Nested models will not be constructed when validate=False is set. The type of any submodel fields will be dict or list, depending on the type of the field in the API response. This will effectively break any code that relies on the submodels being constructed.

Pydantic does not support constructing nested models without validation. This is a limitation of Pydantic, and not harborapi.

no_validation() context manager

HarborAsyncClient also provides the no_validation() context manager, which temporarily disables validation inside the with block:

from harborapi import HarborAsyncClient

client = HarborAsyncClient(...)

with client.no_validation():
    projects = await client.get_projects()

Example

Without validation, the data is still returned as a GeneralInfo model, but none of the fields are validated:

import asyncio
from harborapi import HarborAsyncClient
from harborapi.models import GeneralInfo

client = HarborAsyncClient()

async def main():
    # temporarily disable validation
    with client.no_validation():
        info = await client.get_system_info()
        assert isinstance(info, dict)

    print(info)


asyncio.run(main())
GeneralInfo.model_construct(
    current_time="2023-02-06T14:34:42.449000+00:00",
    with_chartmuseum=True,
    registry_url="demo.goharbor.io",
    external_url="https://demo.goharbor.io",
    auth_mode="db_auth",
    project_creation_restriction="everyone",
    self_registration=True,
    has_ca_root=False,
    harbor_version="v2.7.0-864aca34",
    registry_storage_provider_name="filesystem",
    read_only=False,
    notification_enable=2,
    authproxy_settings=None,
)
In the example, the GeneralInfo model is constructed, but the values of the fields aren't validated and/or coereced into the types specified on model's fields. current_time is still a string, even though the model says this is a datetime field. When validation is enabled, this field is converted into a datetime object.

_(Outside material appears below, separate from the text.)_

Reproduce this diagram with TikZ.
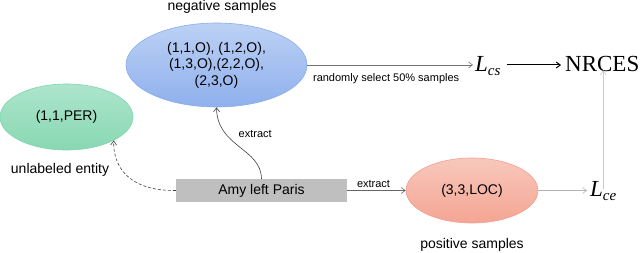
\documentclass[tikz,border=0pt]{standalone}
\usepackage{fontspec}
\setmainfont{Liberation Sans}
\newfontfamily\tnr{Liberation Serif}
\usetikzlibrary{shapes.geometric,arrows.meta}
\definecolor{bluetop}{HTML}{BCD1F4}
\definecolor{bluebot}{HTML}{8FB0EE}
\definecolor{blueedge}{HTML}{8AACEC}
\definecolor{greentop}{HTML}{ADE5CC}
\definecolor{greenbot}{HTML}{88D8B2}
\definecolor{greenedge}{HTML}{7ED6AE}
\definecolor{pinktop}{HTML}{F8C8BC}
\definecolor{pinkbot}{HTML}{F4A593}
\definecolor{pinkedge}{HTML}{F2A090}
\definecolor{boxgray}{HTML}{BFBFBF}
\tikzset{
  ell/.style={ellipse, inner sep=0pt, font=\fontsize{14}{16.5}\selectfont, align=center, line width=0.6pt},
  lbl/.style={font=\fontsize{14}{16}\selectfont, inner sep=0pt},
  small/.style={font=\fontsize{11}{12}\selectfont, inner sep=0pt},
  conn/.style={-{Straight Barb[length=4pt,width=6pt]}, line width=0.6pt},
  big/.style={font=\tnr\fontsize{23}{25}\selectfont, inner sep=0pt, anchor=base west},
}
\newcommand{\Lsub}[1]{\itshape L\raisebox{-4pt}{\fontsize{15}{15}\selectfont #1}}
\begin{document}
\begin{tikzpicture}[x=1pt,y=-1pt]
\useasboundingbox (0,0) rectangle (640,253);
% nodes
\node[ell, minimum width=181pt, minimum height=84pt, draw=blueedge, top color=bluetop, bottom color=bluebot] (neg) at (216.5,65) {(1,1,O), (1,2,O),\\(1,3,O),(2,2,O),\\(2,3,O)};
\node[lbl] (neglbl) at (222,7) {negative samples};
\node[ell, minimum width=133pt, minimum height=66pt, draw=greenedge, top color=greentop, bottom color=greenbot] (unl) at (66.5,117) {(1,1,PER)};
\node[lbl] (unllbl) at (60,170) {unlabeled entity};
\node[fill=boxgray, minimum width=171pt, minimum height=23pt, inner sep=0pt, font=\fontsize{14}{16}\selectfont] (sent) at (261.5,190.5) {Amy left Paris};
\node[ell, minimum width=132pt, minimum height=65pt, draw=pinkedge, top color=pinktop, bottom color=pinkbot] (pos) at (472,190.5) {(3,3,LOC)};
\node[lbl] (poslbl) at (472,245) {positive samples};
\node[big] (Lcs) at (475,72) {\Lsub{cs}};
\node[big] (nrces) at (565,72) {NRCES};
\node[big] (Lce) at (590,197) {\Lsub{ce}};
% connectors
\draw[conn, color=black!55] (neg.east) -- ([xshift=-2pt]neg.east -| Lcs.west)
  node[small, pos=0.5, below=8pt, xshift=-4pt, text=black] {randomly select 50\% samples};
\draw[conn, color=black, line width=1pt] ([xshift=6pt]Lcs.east |- neg.east) -- ([xshift=-4pt]nrces.west |- neg.east);
\draw[conn, color=black!60] (sent.east) -- (pos.west)
  node[small, pos=0.45, above=3pt, text=black] {extract};
\draw[conn, color=black!30] (pos.east) -- ([xshift=-3pt]pos.east -| Lce.west);
\draw[conn, color=black!20] ([yshift=-7pt]Lce.north) -- ([yshift=2pt]Lce.north |- nrces.south);
\draw[conn, color=black!75] (sent.north) .. controls (261,148) and (217,147) .. (neg.south)
  node[small, pos=0.6, anchor=south west, xshift=6pt, yshift=3pt, text=black] {extract};
\draw[conn, color=black!75, dash pattern=on 3pt off 2pt] (sent.west) .. controls (128,191) and (113,166) .. (unl.south east);
\end{tikzpicture}
\end{document}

Furthermore, in this fictional example, the API returned the value 2 for the notification_enable field, even though the spec says this is a boolean field. With validation disabled, the model is still constructed successfully, and the value of notification_enable remains 2.

If we had enabled validation, and the API returned the value 2 for the field notification_enable, we would get an error, because 2 cannot be parsed as a boolean value:

pydantic.error_wrappers.ValidationError: 1 validation error for GeneralInfo
notification_enable
  value could not be parsed to a boolean (type=type_error.bool)

Getting Raw Data

In certain cases, we might want to access the raw JSON response from the API, and completely skip the conversion to Pydantic models altogether. In such cases, we can set the raw attribute on the client object.

This means that the return type of the various API endpoint methods will be dict or list (or a primitive type like str, int, float, bool, None) instead of a Pydantic model.

Note

In cases where an endpoint stops returning JSON responses altogether, raw will not help. In such cases, you will have to use a different tool to interact with the API.

from harborapi import HarborAsyncClient

client = HarborAsyncClient(..., raw=True)
# or
client = HarborAsyncClient(...)
client.raw = True

raw_mode() context manager

We can also use the raw_mode() context manager to temporarily enable raw mode for a single request:

from harborapi import HarborAsyncClient

client = HarborAsyncClient(...)

with client.raw_mode():
    projects = await client.get_projects()
    # projects is a list of dicts

Example

With raw mode enabled, the client returns the parsed JSON data as a dict:

import asyncio
from harborapi import HarborAsyncClient

client = HarborAsyncClient(...)

async def main():
    # temporarily enable raw mode
    with client.raw_mode():
        info = await client.get_system_info()
        assert isinstance(info, dict)

    print(info)

asyncio.run(main())
{
  "current_time": "2023-02-06T14:34:42.449000+00:00",
  "with_chartmuseum": True,
  "registry_url": "demo.goharbor.io",
  "external_url": "https://demo.goharbor.io",
  "auth_mode": "db_auth",
  "project_creation_restriction": "everyone",
  "self_registration": True,
  "has_ca_root": False,
  "harbor_version": "v2.7.0-864aca34",
  "registry_storage_provider_name": "filesystem",
  "read_only": False,
  "notification_enable": 2,
  "authproxy_settings": None
}

The difference between raw and validate

Raw mode will cause the client to return the raw JSON data from the API, while no validation will cause the client to skip validation of the data from the API, but still return the expected Pydantic model.

Info

validate=False is equivalent to constructing Pydantic models with BaseModel.model_construct() instead of the usual BaseModel.model_validate(). The latter method will validate the data and construct submodels, while the former will not.

raw always takes precedence over validate if it is set. By default, raw is set to False and validate is set to True. I.e.:

client = HarborAsyncClient(
    ...,
    raw=False,
    validate=True
)

Skipping validation for request models

An undocumented feature of the various endpoint methods that take Pydantic models as one of their arguments, is that they also accept dict representations of that model. Even though the type hints specify that a method expects a model of a specific type, any dict can technically be passed in.

This functionality is useful if an endpoint changes in a backwards-incompatible way that harborapi hasn't been updated to reflect yet, or harborapi has an error in a model that causes it to fail to validate against the API.

import asyncio
from harborapi import HarborAsyncClient

client = HarborAsyncClient(...)


async def main() -> None:
    project_path = await client.create_project(
        {
            "project_name": "test-project",
            "metadata": {
                "public": "false",
                "enable_content_trust": "false",
                "prevent_vul": "false",
                "auto_scan": "false",
                "severity": "low",
            },
        }
    )
    print(f"Project created: {project_path}")

asyncio.run(main())

In the future, the type hints will be updated to reflect this behavior, but for now it remains undocumented in the code itself.

Note

If you are using a static type checker in your CI or pre-commit config, you will need to add a # type: ignore comment to the line where you pass in the dict to prevent the type checker from complaining about the type mismatch.